▸ TASK OBJECTIVE
Where a line holds "with", copy it.

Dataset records

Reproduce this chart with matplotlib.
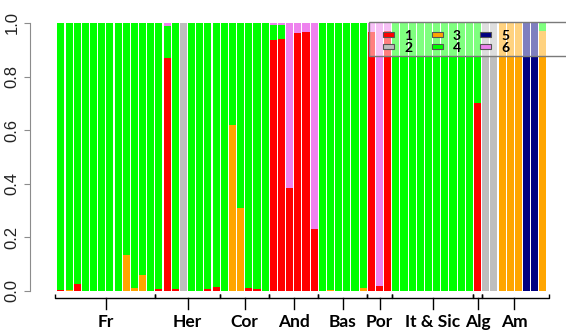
import numpy as np
import matplotlib.pyplot as plt
from matplotlib.patches import Rectangle

# membership coefficients per individual for clusters 1..6 (stacked bottom to top)
# population order: Fr, Her, Cor, And, Bas, Por, It & Sic, Alg, Am
k1 = ([0.005, 0, 0.025, 0, 0, 0, 0, 0, 0, 0, 0, 0]
      + [0.008, 0.868, 0.008, 0, 0, 0, 0.008, 0.015]
      + [0, 0, 0, 0.010, 0.006, 0]
      + [0.936, 0.940, 0.385, 0.962, 0.968, 0.232]
      + [0, 0, 0, 0, 0, 0]
      + [0.965, 0.018, 0.970]
      + [0, 0, 0, 0, 0, 0, 0, 0, 0, 0]
      + [0.703]
      + [0, 0, 0, 0, 0, 0, 0, 0])
k2 = ([0] * 12
      + [0, 0, 0, 1.0, 0, 0, 0, 0]
      + [0] * 6 + [0] * 6 + [0] * 6 + [0] * 3 + [0] * 10 + [0]
      + [1.0, 1.0, 0, 0, 0, 0, 0, 0])
k3 = ([0, 0.005, 0, 0, 0, 0, 0, 0, 0.135, 0.013, 0.058, 0]
      + [0] * 8
      + [0, 0.620, 0.310, 0, 0, 0]
      + [0] * 6
      + [0, 0.004, 0, 0, 0, 0.012]
      + [0] * 3 + [0] * 10 + [0]
      + [0, 0, 1.0, 1.0, 1.0, 0, 0, 0.970])
k4 = ([0.995, 0.995, 0.975, 1, 1, 1, 1, 1, 0.865, 0.987, 0.942, 1]
      + [0.992, 0.121, 0.992, 0, 1, 1, 0.992, 0.985]
      + [1, 0.380, 0.690, 0.990, 0.994, 1]
      + [0.058, 0.054, 0, 0, 0, 0]
      + [1, 0.996, 1, 1, 1, 0.988]
      + [0, 0, 0]
      + [1, 1, 1, 1, 1, 1, 1, 1, 1, 1]
      + [0.297]
      + [0, 0, 0, 0, 0, 0, 0, 0.030])
k5 = ([0] * 12 + [0] * 8 + [0] * 6 + [0] * 6 + [0] * 6 + [0] * 3 + [0] * 10 + [0]
      + [0, 0, 0, 0, 0, 1.0, 1.0, 0])
k6 = ([0] * 12
      + [0, 0.011, 0, 0, 0, 0, 0, 0]
      + [0] * 6
      + [0.006, 0.006, 0.615, 0.038, 0.032, 0.768]
      + [0] * 6
      + [0.035, 0.982, 0.030]
      + [0] * 10 + [0] + [0] * 8)

pops = ["Fr", "Her", "Cor", "And", "Bas", "Por", "It & Sic", "Alg", "Am"]
pop_sizes = [12, 8, 6, 6, 6, 3, 10, 1, 8]
clusters = ["1", "2", "3", "4", "5", "6"]
colors = ["#FF0000", "#BEBEBE", "#FFA500", "#00FF00", "#000080", "#EE82EE"]

Q = np.array([k1, k2, k3, k4, k5, k6])
n = Q.shape[1]
x = np.arange(n)

W, H = 566, 330
fig = plt.figure(figsize=(W / 100, H / 100), dpi=100)

def px(x0, y0):
    # pixel position (from top-left) to figure fraction
    return x0 / W, 1 - y0 / H

ax = fig.add_axes([56.8 / W, (H - 291) / H, 490.2 / W, 268 / H])

bottom = np.zeros(n)
for k in range(Q.shape[0]):
    ax.bar(x, Q[k], width=0.87, bottom=bottom, color=colors[k],
           edgecolor="none", linewidth=0)
    bottom += Q[k]

ax.set_xlim(-0.5, n - 0.5)
ax.set_ylim(0, 1)
for s in ["top", "right", "bottom"]:
    ax.spines[s].set_visible(False)
ax.spines["left"].set_position(("outward", 19))
ax.spines["left"].set_bounds(0, 1)
ax.spines["left"].set_color("#8C8C8C")
ax.set_xticks([])
ax.set_yticks([0, 0.2, 0.4, 0.6, 0.8, 1.0])
ax.set_yticklabels(["0.0", "0.2", "0.4", "0.6", "0.8", "1.0"],
                   rotation=90, va="center", fontsize=12,
                   family="Liberation Sans", color="#222222")
ax.tick_params(axis="y", length=4, color="#8C8C8C", pad=4)

# population brackets under the bars
edges = np.concatenate([[0], np.cumsum(pop_sizes)]) - 0.5
for i, name in enumerate(pops):
    a, b = edges[i], edges[i + 1]
    if i == 0:
        a -= 0.2
    if i == len(pops) - 1:
        b += 0.2
    mid = (edges[i] + edges[i + 1]) / 2
    ax.plot([a, a, b, b], [-0.012, -0.027, -0.027, -0.012], color="black",
            lw=1, clip_on=False, solid_capstyle="butt")
    ax.plot([mid, mid], [-0.027, -0.066], color="black", lw=1, clip_on=False)
    ax.text(mid, -0.115, name, ha="center", va="center", fontsize=12.5,
            fontweight="bold", family="Lato")

# legend box, semi-transparent, running off the right edge
lx0, ly0 = px(369, 56)
box = Rectangle((lx0, ly0), 210 / W, 34 / H, transform=fig.transFigure,
                facecolor="white", alpha=0.5, edgecolor="none", zorder=5)
fig.add_artist(box)
frame = Rectangle((lx0, ly0), 210 / W, 34 / H, transform=fig.transFigure,
                  facecolor="none", edgecolor="#7A7A7A", lw=1, zorder=6)
fig.add_artist(frame)

key_x = [383, 431.5, 480]
row_y = [34.0, 46.0]
for k, lab in enumerate(clusters):
    col, row = k // 2, k % 2
    kx, ky = px(key_x[col], row_y[row] + 2.5)
    fig.add_artist(Rectangle((kx, ky), 11 / W, 5 / H, transform=fig.transFigure,
                             facecolor=colors[k], edgecolor="#555555", lw=0.8,
                             zorder=7))
    tx, ty = px(key_x[col] + 21, row_y[row] + 1.8)
    fig.text(tx, ty, lab, ha="left", va="center", fontsize=10,
             fontweight="bold", family="Lato", zorder=8)

fig.savefig("out.png", dpi=100)
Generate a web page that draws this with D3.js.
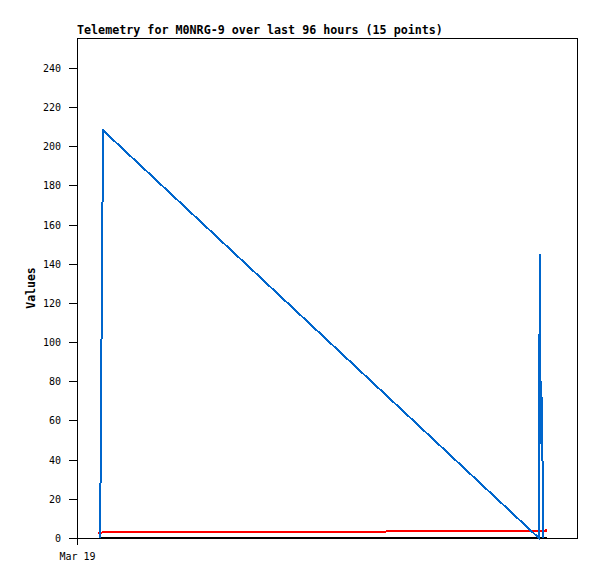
<!DOCTYPE html>
<html>
<head>
<meta charset="utf-8">
<script src="https://cdn.jsdelivr.net/npm/d3@7/dist/d3.min.js"></script>
<style>
  body { margin: 0; background: #fff; }
  svg { display: block; }
  text { font-family: "DejaVu Sans Mono", "Liberation Mono", monospace; fill: #000; }
</style>
</head>
<body>
<script>
// telemetry values
var day = "2024-03-19T";

var blueTimes  = ["00:55:41", "00:56:38", "00:58:55", "01:01:19", "01:03:07", "18:28:19", "18:30:43", "18:32:38", "18:34:34", "18:36:14", "18:38:24"];
var blueValues = [0, 35, 104, 174, 208, 0, 145, 72, 48, 72, 0];

var redTimes  = ["00:50:00", "18:45:00", "18:47:00"];
var redValues = [2.8, 3.6, 4.8];

var blackTimes  = ["00:54:00", "18:47:00"];
var blackValues = [0, 0];

var yTicks = [0, 20, 40, 60, 80, 100, 120, 140, 160, 180, 200, 220, 240];
var xTickLabels = ["Mar 19"];
var xTickTimes = ["00:00:00"];

var width = 597, height = 579;
var margin = {top: 38, right: 20, bottom: 41, left: 77};

var parse = d3.isoParse;
function toDate(t) { return parse(day + t); }

var x = d3.scaleTime()
    .domain([toDate("00:00:00"), toDate("20:00:00")])
    .range([margin.left, width - margin.right]);

var y = d3.scaleLinear()
    .domain([0, 255.3])
    .range([height - margin.bottom, margin.top]);

var svg = d3.select("body").append("svg")
    .attr("width", width)
    .attr("height", height);

// title
svg.append("text")
    .attr("x", margin.left)
    .attr("y", 34)
    .style("font-size", "11.7px")
    .style("font-weight", "bold")
    .text("Telemetry for M0NRG-9 over last 96 hours (15 points)");

// y axis label
svg.append("text")
    .attr("transform", "translate(35," + (margin.top + height - margin.bottom) / 2 + ") rotate(-90)")
    .attr("text-anchor", "middle")
    .style("font-size", "11.5px")
    .style("font-weight", "bold")
    .text("Values");

// y axis
var yAxis = svg.append("g")
    .attr("transform", "translate(" + margin.left + ",0)")
    .call(d3.axisLeft(y).tickValues(yTicks).tickSize(8).tickPadding(8).tickFormat(d3.format("d")));
yAxis.select(".domain").remove();
yAxis.selectAll("line").attr("shape-rendering", "crispEdges");
yAxis.selectAll("text").style("font-size", "10px").attr("dy", "0.35em");

// x axis (only the day tick)
var xAxis = svg.append("g")
    .attr("transform", "translate(0," + (height - margin.bottom) + ")")
    .call(d3.axisBottom(x)
        .tickValues(xTickTimes.map(toDate))
        .tickSize(7).tickPadding(8)
        .tickFormat(function(d, i) { return xTickLabels[i]; }));
xAxis.select(".domain").remove();
xAxis.selectAll("line").attr("shape-rendering", "crispEdges");
xAxis.selectAll("text").style("font-size", "10px");

// frame
svg.append("rect")
    .attr("x", margin.left + 0.5)
    .attr("y", margin.top + 0.5)
    .attr("width", width - margin.left - margin.right)
    .attr("height", height - margin.top - margin.bottom)
    .attr("fill", "none")
    .attr("stroke", "#000")
    .attr("stroke-width", 1)
    .attr("shape-rendering", "crispEdges");

var line = d3.line()
    .x(function(d) { return x(d[0]); })
    .y(function(d) { return y(d[1]); });

function series(times, values, color) {
    var pts = times.map(function(t, i) { return [toDate(t), values[i]]; });
    svg.append("path")
        .datum(pts)
        .attr("d", line)
        .attr("fill", "none")
        .attr("stroke", color)
        .attr("stroke-width", 2)
        .attr("stroke-linejoin", "miter")
        .attr("shape-rendering", "crispEdges");
}

series(blackTimes, blackValues, "#000000");
series(redTimes, redValues, "#ff0000");
series(blueTimes, blueValues, "#0066cc");
</script>
</body>
</html>
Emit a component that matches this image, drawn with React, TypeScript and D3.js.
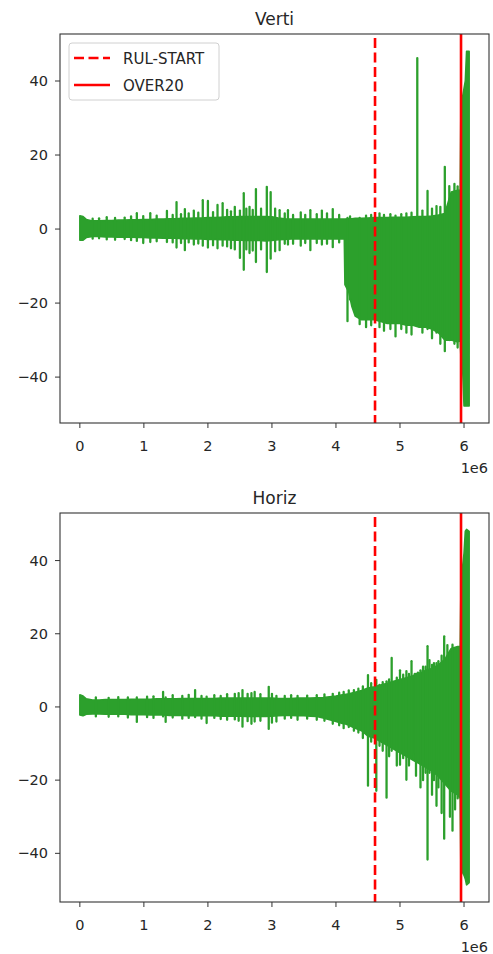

▸ RESULT
Reproduce this chart with matplotlib.
Generate a web page that draws this with D3.js.
Emit a component that matches this image, drawn with React, TypeScript and D3.js.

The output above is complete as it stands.